You won't see a multiple-choice question that just asks you to define rationing. Instead, it appears inside stimulus passages, like a ration book, a wartime propaganda poster, or an account of food lines, and the question tests whether you can connect it to total war, expanded state power, or interwar economic distress. No released FRQ has used the term verbatim, but rationing is strong evidence for LEQs and DBQs about the effects of the World Wars on civilians, the growth of government control over economies, or why economic crisis fueled extremist politics. The move that earns points is using rationing as specific evidence, not just name-dropping it. Say who rationed, when, and what it shows about the relationship between states and citizens.
Both are government interventions in the economy, but they work in opposite directions. Rationing restricts how much people can consume because there isn't enough to go around. Subsidies are government payments that boost production or lower prices, encouraging more of something. Rationing manages shortage; subsidies fight it. A government rebuilding after war often used both at once, capping consumption while subsidizing farms and factories.
Rationing is the government-controlled distribution of scarce goods, usually through ration books or coupons, during war or economic crisis.
In AP Euro, rationing is evidence of total war, because fighting the World Wars required governments to control civilian consumption, not just armies.
The scarcity and economic instability of the interwar period helped make fascist promises of prosperity and national strength appealing, which connects rationing to LO 8.7.A.
Rationing almost always produces black markets, since legal limits on buying push demand into illegal trade.
Rationing continued well after WWII ended, which makes it useful evidence for continuity arguments about state economic control across the 20th century.

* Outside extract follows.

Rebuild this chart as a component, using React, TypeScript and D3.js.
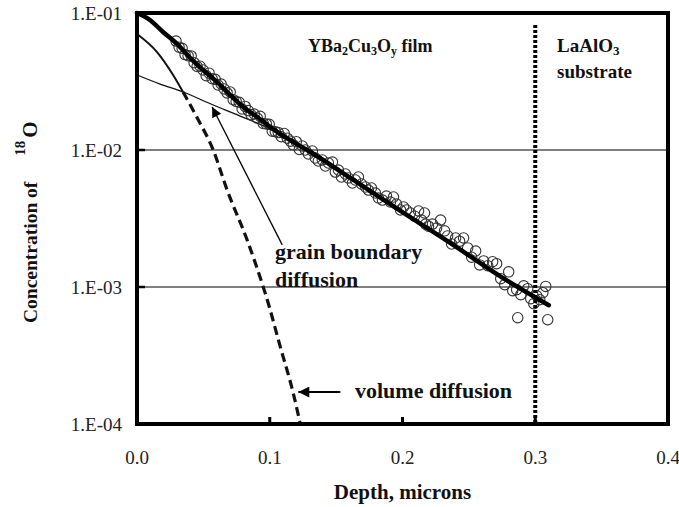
import React from "react";
import * as d3 from "d3";

// ---- data ----
const xTicks = [0, 0.1, 0.2, 0.3, 0.4];
const xTickLabels = ["0.0", "0.1", "0.2", "0.3", "0.4"];
const yTicks = [1e-4, 1e-3, 1e-2, 1e-1];
const yTickLabels = ["1.E-04", "1.E-03", "1.E-02", "1.E-01"];
const gridValues = [1e-2, 1e-3];
const interfaceDepth = 0.3;

const pointDepth = [
  0.0294, 0.0317, 0.034, 0.0362, 0.0385, 0.0408, 0.043, 0.0453, 0.0475, 0.0498,
  0.0521, 0.0543, 0.0566, 0.0589, 0.0611, 0.0634, 0.0657, 0.0679, 0.0702, 0.0725,
  0.0747, 0.077, 0.0792, 0.0815, 0.0838, 0.086, 0.0883, 0.0906, 0.0928, 0.0951,
  0.0974, 0.0996, 0.1019, 0.1042, 0.1064, 0.1087, 0.1109, 0.1132, 0.1155, 0.1177,
  0.12, 0.1223, 0.1245,
  0.1268, 0.1291, 0.1321, 0.1343, 0.1366, 0.1396, 0.1419, 0.1442, 0.1472, 0.1494,
  0.1517, 0.154, 0.157, 0.1592, 0.1623, 0.1645, 0.1668, 0.1691, 0.1721, 0.1743,
  0.1766, 0.1796, 0.1819, 0.1849, 0.1879, 0.1909, 0.1932, 0.1955, 0.1985, 0.2008,
  0.203, 0.206, 0.2091, 0.2121, 0.2143, 0.2174, 0.2196,
  0.2166, 0.2226, 0.2257, 0.2287, 0.2317, 0.234, 0.237, 0.24, 0.243, 0.246,
  0.2491, 0.2521, 0.2551, 0.2581, 0.2611, 0.2642, 0.2679, 0.2709, 0.274, 0.277,
  0.28, 0.283, 0.286, 0.2891, 0.2913, 0.2943, 0.2966, 0.2989, 0.3011, 0.3034,
  0.3057, 0.3079, 0.2868, 0.3094,
];
const pointConc = [
  0.0624, 0.0563, 0.0552, 0.0497, 0.0487, 0.0486, 0.0434, 0.0407, 0.0409, 0.0384,
  0.0349, 0.0364, 0.0331, 0.0328, 0.0298, 0.0303, 0.0279, 0.0261, 0.0265, 0.0233,
  0.0226, 0.0223, 0.0199, 0.0208, 0.0194, 0.0181, 0.0183, 0.0171, 0.0176, 0.0156,
  0.0155, 0.0154, 0.0137, 0.0136, 0.0134, 0.0125, 0.0132, 0.0122, 0.0116, 0.0109,
  0.0115, 0.0101, 0.0107,
  0.01, 0.00935, 0.00983, 0.00874, 0.00831, 0.00845, 0.00764, 0.00804, 0.00817, 0.0069,
  0.00714, 0.00635, 0.00668, 0.00625, 0.00574, 0.00604, 0.00635, 0.00565, 0.00537, 0.0051,
  0.00528, 0.00485, 0.00446, 0.00431, 0.00461, 0.00417, 0.00454, 0.00403, 0.00365, 0.00384,
  0.00365, 0.00347, 0.00329, 0.00359, 0.00308, 0.00288, 0.00278,
  0.00347, 0.00288, 0.00269, 0.00308, 0.00257, 0.00236, 0.00206, 0.00228, 0.00216, 0.00228,
  0.00193, 0.00165, 0.00183, 0.00145, 0.00155, 0.00143, 0.00153, 0.00148, 0.00115, 0.00104,
  0.00129, 0.00094, 0.000956, 0.000879, 0.00102, 0.000972, 0.000822, 0.000756, 0.000864, 0.000808,
  0.000909, 0.00101, 0.000597, 0.000577,
];

// total fit (thick line)
const fitDepth = [0, 0.0098, 0.0196, 0.0302, 0.04, 0.0498, 0.0604, 0.0702, 0.08, 0.0906, 0.1004, 0.1102, 0.1208, 0.1306, 0.1608, 0.1985, 0.2362, 0.274, 0.3102];
const fitConc = [0.1, 0.0889, 0.0727, 0.0594, 0.047, 0.0384, 0.0313, 0.0252, 0.0206, 0.0174, 0.0147, 0.0127, 0.011, 0.00967, 0.00625, 0.00359, 0.00209, 0.00119, 0.000736];

// grain boundary diffusion (thin line)
const gbDepth = [0, 0.0174, 0.0347, 0.0574, 0.0777, 0.1004, 0.1306, 0.1985, 0.3102];
const gbConc = [0.0353, 0.0303, 0.0265, 0.0213, 0.0177, 0.0142, 0.0095, 0.00356, 0.000725];

// volume diffusion (dashed line)
const volDepth = [0, 0.0151, 0.0272, 0.0347, 0.0453, 0.0574, 0.0679, 0.083, 0.0951, 0.0974, 0.1079, 0.1177, 0.123];
const volConc = [0.0703, 0.0519, 0.0353, 0.0265, 0.0172, 0.01, 0.0051, 0.0022, 0.001, 0.00085, 0.000367, 0.000168, 0.0001];

// annotation anchors (data coordinates)
const gbArrow = { from: [0.1094, 0.00203], to: [0.0566, 0.0206] };
const volArrow = { from: [0.1532, 0.000171], to: [0.1215, 0.000171] };

const W = 679;
const H = 507;
const L = 137, R = 668, T = 13, B = 424;
const serif = "'Liberation Serif', 'Times New Roman', serif";

export default function App() {
  const x = d3.scaleLinear().domain([0, 0.4]).range([L, R]);
  const y = d3.scaleLog().domain([1e-4, 1e-1]).range([B, T]);

  const line = d3
    .line<[number, number]>()
    .x((d) => x(d[0]))
    .y((d) => y(d[1]))
    .curve(d3.curveMonotoneX);

  const fitPts = fitDepth.map((d, i) => [d, fitConc[i]] as [number, number]);
  const gbPts = gbDepth.map((d, i) => [d, gbConc[i]] as [number, number]);
  const volPts = volDepth.map((d, i) => [d, volConc[i]] as [number, number]);
  const volTop = volPts.filter((p) => p[0] <= 0.0347);
  const volRest = volPts.filter((p) => p[0] >= 0.0347);

  return (
    <svg
      width={W}
      height={H}
      style={{ position: "absolute", left: 0, top: 0, background: "#fff" }}
      fontFamily={serif}
    >
      <defs>
        <marker id="ahThin" viewBox="0 0 10 10" refX="10" refY="5" markerWidth="13" markerHeight="10" markerUnits="userSpaceOnUse" orient="auto">
          <path d="M0,0 L10,5 L0,10 z" fill="#000" />
        </marker>
        <marker id="ahVol" viewBox="0 0 10 10" refX="10" refY="5" markerWidth="13" markerHeight="11" markerUnits="userSpaceOnUse" orient="auto">
          <path d="M0,0 L10,5 L0,10 z" fill="#000" />
        </marker>
      </defs>

      {/* gridlines */}
      {gridValues.map((g) => (
        <line key={g} x1={L} x2={R} y1={y(g)} y2={y(g)} stroke="#000" strokeWidth={1.2} />
      ))}

      {/* curves */}
      <path d={line(gbPts) || ""} fill="none" stroke="#111" strokeWidth={1.3} />
      <path d={line(volTop) || ""} fill="none" stroke="#111" strokeWidth={2} />
      <path d={line(volRest) || ""} fill="none" stroke="#111" strokeWidth={3.2} strokeDasharray="9,5" />

      {/* data points */}
      {pointDepth.map((d, i) => (
        <circle key={i} cx={x(d)} cy={y(pointConc[i])} r={5.2} fill="none" stroke="#333" strokeWidth={1.1} />
      ))}

      {/* fit */}
      <path d={line(fitPts) || ""} fill="none" stroke="#000" strokeWidth={4.5} strokeLinecap="round" />

      {/* interface */}
      <line x1={x(interfaceDepth)} x2={x(interfaceDepth)} y1={25} y2={B} stroke="#000" strokeWidth={4} strokeDasharray="3,2" />

      {/* frame */}
      <rect x={L} y={T} width={R - L} height={B - T} fill="none" stroke="#000" strokeWidth={4} />

      {/* ticks */}
      {yTicks.map((t) => (
        <line key={"yt" + t} x1={L} x2={L + 8} y1={y(t)} y2={y(t)} stroke="#000" strokeWidth={2.5} />
      ))}
      {xTicks.slice(1, 4).map((t) => (
        <line key={"xt" + t} x1={x(t)} x2={x(t)} y1={B} y2={B - 7} stroke="#000" strokeWidth={3} />
      ))}

      {/* tick labels */}
      {yTicks.map((t, i) => (
        <text key={"yl" + t} x={122} y={y(t) + 7} textAnchor="end" fontSize={19} fill="#222">
          {yTickLabels[i]}
        </text>
      ))}
      {xTicks.map((t, i) => (
        <text key={"xl" + t} x={x(t)} y={464} textAnchor="middle" fontSize={19} fill="#222">
          {xTickLabels[i]}
        </text>
      ))}

      {/* axis titles */}
      <text x={(L + R) / 2} y={499} textAnchor="middle" fontSize={21} fontWeight="bold" fill="#111">
        Depth, microns
      </text>
      <text transform="translate(37,323) rotate(-90)" fontSize={19.5} fontWeight="bold" fill="#111">
        Concentration of
        <tspan dx={26} dy={-12} fontSize={15}>18</tspan>
        <tspan dx={3} dy={12} fontSize={21}>O</tspan>
      </text>

      {/* region labels */}
      <text x={308} y={52} fontSize={18} fontWeight="bold" fill="#111">
        YBa<tspan fontSize={12} dy={3}>2</tspan>
        <tspan dy={-3}>Cu</tspan>
        <tspan fontSize={12} dy={3}>3</tspan>
        <tspan dy={-3}>O</tspan>
        <tspan fontSize={12} dy={3}>y</tspan>
        <tspan dy={-3}> film</tspan>
      </text>
      <text x={557} y={52} fontSize={19} fontWeight="bold" fill="#111">
        LaAlO<tspan fontSize={13} dy={3}>3</tspan>
      </text>
      <text x={557} y={78} fontSize={19} fontWeight="bold" fill="#111">
        substrate
      </text>

      {/* annotations */}
      <line
        x1={x(gbArrow.from[0])}
        y1={y(gbArrow.from[1])}
        x2={x(gbArrow.to[0])}
        y2={y(gbArrow.to[1])}
        stroke="#000"
        strokeWidth={1.3}
        markerEnd="url(#ahThin)"
      />
      <text x={275} y={259} fontSize={22} fontWeight="bold" fill="#111">grain boundary</text>
      <text x={275} y={287} fontSize={22} fontWeight="bold" fill="#111">diffusion</text>

      <line
        x1={x(volArrow.from[0])}
        y1={y(volArrow.from[1])}
        x2={x(volArrow.to[0])}
        y2={y(volArrow.to[1])}
        stroke="#000"
        strokeWidth={2}
        markerEnd="url(#ahVol)"
      />
      <text x={355} y={398} fontSize={22} fontWeight="bold" fill="#111">volume diffusion</text>
    </svg>
  );
}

Don't confuse rationing with subsidies; rationing limits consumption during shortage, while subsidies pay to increase production or lower prices.
Rationing is the government-controlled distribution of scarce goods like food, fuel, and clothing during war or economic crisis, usually enforced with ration books or coupons. In AP Euro it appears in Unit 8 as a feature of total war and interwar economic instability.

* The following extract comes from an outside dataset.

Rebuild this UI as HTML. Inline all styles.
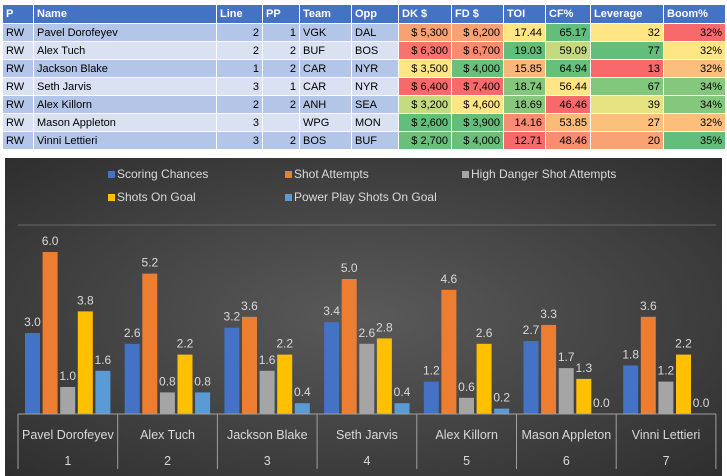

No. Rationing began on a massive scale during World War I, shaped interwar economic hardship, returned during World War II, and continued for years afterward as countries rebuilt (Britain kept some rationing into the 1950s). Treating it as a WWII-only thing misses the continuity the exam rewards.
Rationing is the legal government system that limits what you can buy; the black market is the illegal trade that springs up to dodge those limits. They're cause and effect, so wherever you find one in European history, you'll usually find the other.
Years of shortage, bread lines, and economic instability after WWI made many Europeans desperate for leaders who promised order and abundance. That desperation, covered under KC-4.1.III, helped fascists like Hitler and Mussolini gain power by blaming scapegoats and promising to restore national prosperity.
Probably not as a standalone question, but it's excellent specific evidence for essays on total war, the expansion of state power, or the economic roots of interwar extremism. Naming rationing as a concrete example of how governments controlled civilian life can strengthen an LEQ or DBQ argument.